I watched a great movie the other day “Thank You for Smoking” . All about a lobbyist for the Tobacco Industry. Truly a great movie on sales, morals and the slippery slope. I think I know this guy. Pay close attention to his rationalization and the way he spins conversations. Truly mesmerizing to watch (And quite funny). Five out of five stars.
A few classic quotes:
Joey Naylor: Dad, why is the American government the best government?
Heather Holloway: My other interviews have pinned you as a mass murderer, blood sucker, pimp, profiteer and my personal favorite, yuppie Mephistopheles.
(Definition of Mephistopheles: Mephistopheles (also Mephisto, Mephistophilus, Mephist, Murphy, Mephy, Murphy Stoffelis, Mephistophilis, Mephostophiles, Mephostophiel, and Mephisophilus) is a name given to one of the chief demons of Christian mythology that figure in European literary traditions. While the name is frequently used as an alternative form of Satan or the Devil, it evolved during the Renaissance; the name Mephistopheles makes no appearance in the Bible.)
Another great side bar article in Men’s Health (Sept 2006) was called ‘Land a better job’. The lines of questioning are often predictable in job interviews, but these a couple good ones. I blog them for future reference.
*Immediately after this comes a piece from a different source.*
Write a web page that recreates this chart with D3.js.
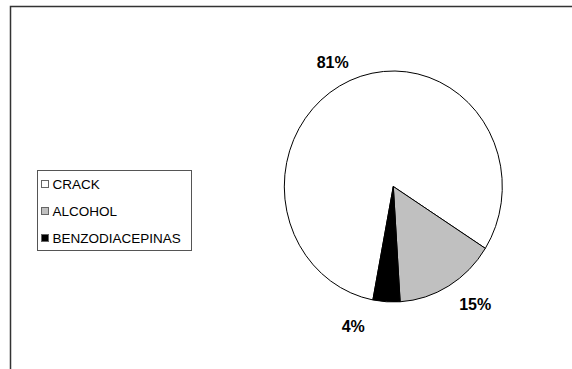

Q: Why should we hire you? I produce results, and I have strong analytical skills and good initiative. Wouldn’t you like to work with a manager with 3 years experience in this position who’s a breeze to get along with?
Like that answer, and like how you can build on it (adding, ‘who gets things done’, add in a few examples). I remember in my last job interview (current role), the hiring manager was tough on me, and he was my last interview when I first came to the company. In my interview with him the first time around, he said to me ‘Are you the kind of guy who get’s stuff done? I need those kind of people.’
This time around, when he hit me with this one I looked him square and said ‘Because I am the guy who got it done for you for the last 4 years, and I will do the exact same thing here. I will run with this, I will ensure you are never surprised and I will nail this job. We both know it’
Q: What is one of your weaknesses? I’d like to understand the nitty gritty of technology better so I can use it to implement my best ideas. The advise to forget the ploy of strength as a weakness (‘I’m a workaholic’), it is too transparent (I agree). Be real .. as long as it is not something like ‘I have a temper’.
Q: Why are you leaving your current job? I feel like I’ve come a long way in the 3 years I’ve worked at initech (LOL, they reference Office Space), but I think now is the time to branch out into new areas.
Trash talking the old boss is a fools game. Everyone interviewer looks at you as their potential direct report or as a potential ex-employer. They do not want their weaknesses broadcast to the world. Focus instead on how the new job will allow for new challenges. Come across as a motivated self starter.
Q: What do you do with your off time? I have a 3 year old daughter who keeps me on my toes. But I still shoot hoops on the weekends with college friends, and I’ve been reading about the revolutionary war’
They reference that the interviewer thinks that they will be seeing this person allot and it is almost like you are hiring a potential friend. I disagree with this, but think it is healthy to show well roundedness. After all, the workaholic will burn out and if I were hiring, I would want well rounded to bring new ideas, thoughts, approaches.
Men’s Health magazine (September 2006) has a great article on the office. A sidebar article talks about navigating the office party (Titled ‘She’s hot. The boss is drunk. Make the office party work for you anyway’).
In my role, I am often put into situations where I need to ‘work a room’. A few of their office party tips are very relevant to sales people and/or sales managers, in no particular order:
1. Hold your drink in your left hand: your right should be busy glad handing.
2. Make sure your drink is empty before you join a new group. Use the empty vessel as an excuse to change groups. (I would also add that you should always take half drinks at the bar to ensure maximum flexibility of movement without drinking too much – see bottom)
3. Always stay on your feet to increase social mobility, and introduce people. Be the one who is making connections. People will look at you and say “Here is someone you need to know, people will look at you as a connecting point and will return the favour”
4. Hopping from conversation to conversation can make you look like a climber. Always looking over shoulders and you will be resented. Want to maximize face time, stand where there is lots of traffic.
Some other points from my own handbook:
Evaluate the crowd. If this is your event (You are the host), look for gaps. Important client alone or with the wrong people? Interject, be the connector, ensure they are comfortable. I remember a bad scenario where we had a big dinner and the rep did not control seating. The most important exec was last to sit (through the mingling) and was left sitting with a low level table. I looked on in horror as it happened (And ‘educated’ the rep afterward). As soon as I could break out, I hit his table and spent the rest of the evening at his table.
Take control. When seating, take the time to think it out. Put the right people beside the right people. This applies to meetings and dinner events. For example, if in a meeting, think about breaking up tribes, of ensuring there isn’t an ‘us and them’ scenario (i.e. Where your team is on one side, they are on the other or your team is at the back, they are at the front. Intermingle).
Remember, always on. Want to enjoy yourself? Take your spouse out for dinner, go drinking with buddies. You are on the job. You are not allowed to sit in the corner, or stick with the ‘comfy guy/gal’ you like. You’re on, be on and control your drinking. Let someone else fall over.